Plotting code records
__________

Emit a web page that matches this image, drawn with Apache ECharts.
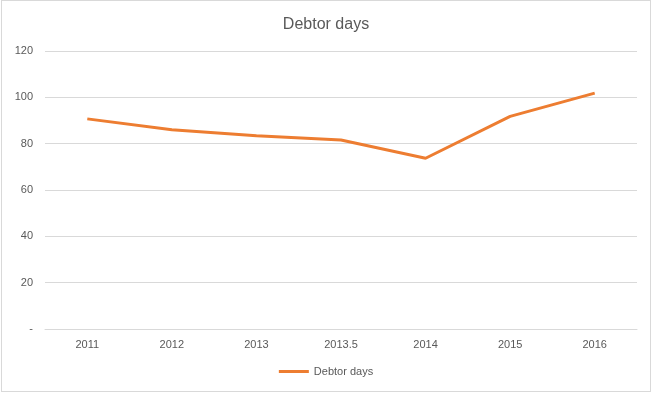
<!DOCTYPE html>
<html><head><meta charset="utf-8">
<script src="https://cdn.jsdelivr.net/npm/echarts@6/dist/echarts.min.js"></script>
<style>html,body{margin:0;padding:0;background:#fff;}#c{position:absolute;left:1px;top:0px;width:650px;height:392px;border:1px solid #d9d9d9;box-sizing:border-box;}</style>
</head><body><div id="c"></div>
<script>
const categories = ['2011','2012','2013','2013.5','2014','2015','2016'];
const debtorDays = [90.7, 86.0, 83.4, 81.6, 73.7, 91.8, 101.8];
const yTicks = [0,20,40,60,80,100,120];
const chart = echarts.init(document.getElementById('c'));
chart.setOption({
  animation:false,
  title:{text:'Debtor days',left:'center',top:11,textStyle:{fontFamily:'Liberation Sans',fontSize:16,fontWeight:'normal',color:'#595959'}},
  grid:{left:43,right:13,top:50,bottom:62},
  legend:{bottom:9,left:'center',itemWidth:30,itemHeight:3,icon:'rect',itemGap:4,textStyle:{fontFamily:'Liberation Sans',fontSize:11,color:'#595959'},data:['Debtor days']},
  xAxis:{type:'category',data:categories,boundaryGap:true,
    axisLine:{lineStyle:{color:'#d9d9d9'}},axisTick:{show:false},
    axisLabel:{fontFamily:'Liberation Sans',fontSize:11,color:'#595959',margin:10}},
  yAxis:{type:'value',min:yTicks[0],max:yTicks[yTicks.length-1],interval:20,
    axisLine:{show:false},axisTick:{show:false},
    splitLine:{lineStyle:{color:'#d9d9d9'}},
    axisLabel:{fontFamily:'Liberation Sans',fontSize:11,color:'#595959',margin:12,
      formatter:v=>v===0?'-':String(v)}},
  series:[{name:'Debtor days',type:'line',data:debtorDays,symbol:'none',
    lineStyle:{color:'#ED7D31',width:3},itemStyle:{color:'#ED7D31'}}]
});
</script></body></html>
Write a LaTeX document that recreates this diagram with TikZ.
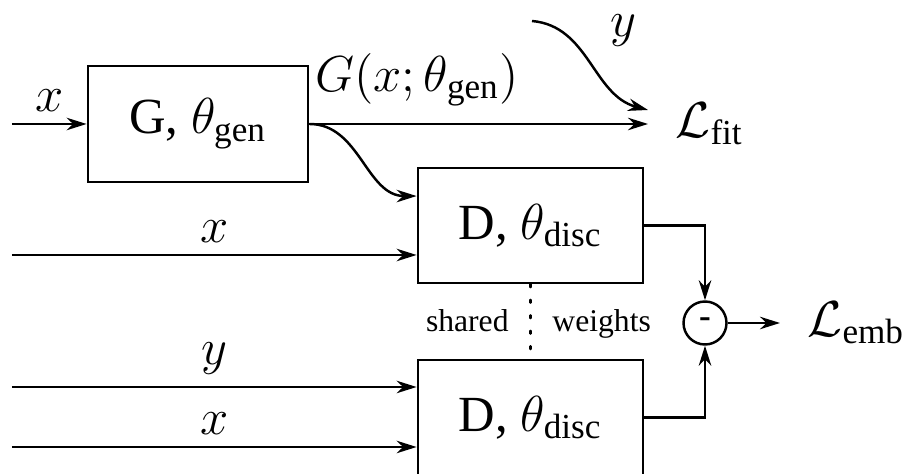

__________

* [Stated exercise]: Repeat the records above exactly, leaving out any pictures they contain.

* [Completed exercise]:
Emit a web page that matches this image, drawn with Apache ECharts.
<!DOCTYPE html>
<html><head><meta charset="utf-8">
<script src="https://cdn.jsdelivr.net/npm/echarts@6/dist/echarts.min.js"></script>
<style>html,body{margin:0;padding:0;background:#fff;}#c{position:absolute;left:1px;top:0px;width:650px;height:392px;border:1px solid #d9d9d9;box-sizing:border-box;}</style>
</head><body><div id="c"></div>
<script>
const categories = ['2011','2012','2013','2013.5','2014','2015','2016'];
const debtorDays = [90.7, 86.0, 83.4, 81.6, 73.7, 91.8, 101.8];
const yTicks = [0,20,40,60,80,100,120];
const chart = echarts.init(document.getElementById('c'));
chart.setOption({
  animation:false,
  title:{text:'Debtor days',left:'center',top:11,textStyle:{fontFamily:'Liberation Sans',fontSize:16,fontWeight:'normal',color:'#595959'}},
  grid:{left:43,right:13,top:50,bottom:62},
  legend:{bottom:9,left:'center',itemWidth:30,itemHeight:3,icon:'rect',itemGap:4,textStyle:{fontFamily:'Liberation Sans',fontSize:11,color:'#595959'},data:['Debtor days']},
  xAxis:{type:'category',data:categories,boundaryGap:true,
    axisLine:{lineStyle:{color:'#d9d9d9'}},axisTick:{show:false},
    axisLabel:{fontFamily:'Liberation Sans',fontSize:11,color:'#595959',margin:10}},
  yAxis:{type:'value',min:yTicks[0],max:yTicks[yTicks.length-1],interval:20,
    axisLine:{show:false},axisTick:{show:false},
    splitLine:{lineStyle:{color:'#d9d9d9'}},
    axisLabel:{fontFamily:'Liberation Sans',fontSize:11,color:'#595959',margin:12,
      formatter:v=>v===0?'-':String(v)}},
  series:[{name:'Debtor days',type:'line',data:debtorDays,symbol:'none',
    lineStyle:{color:'#ED7D31',width:3},itemStyle:{color:'#ED7D31'}}]
});
</script></body></html>
Write a LaTeX document that recreates this diagram with TikZ.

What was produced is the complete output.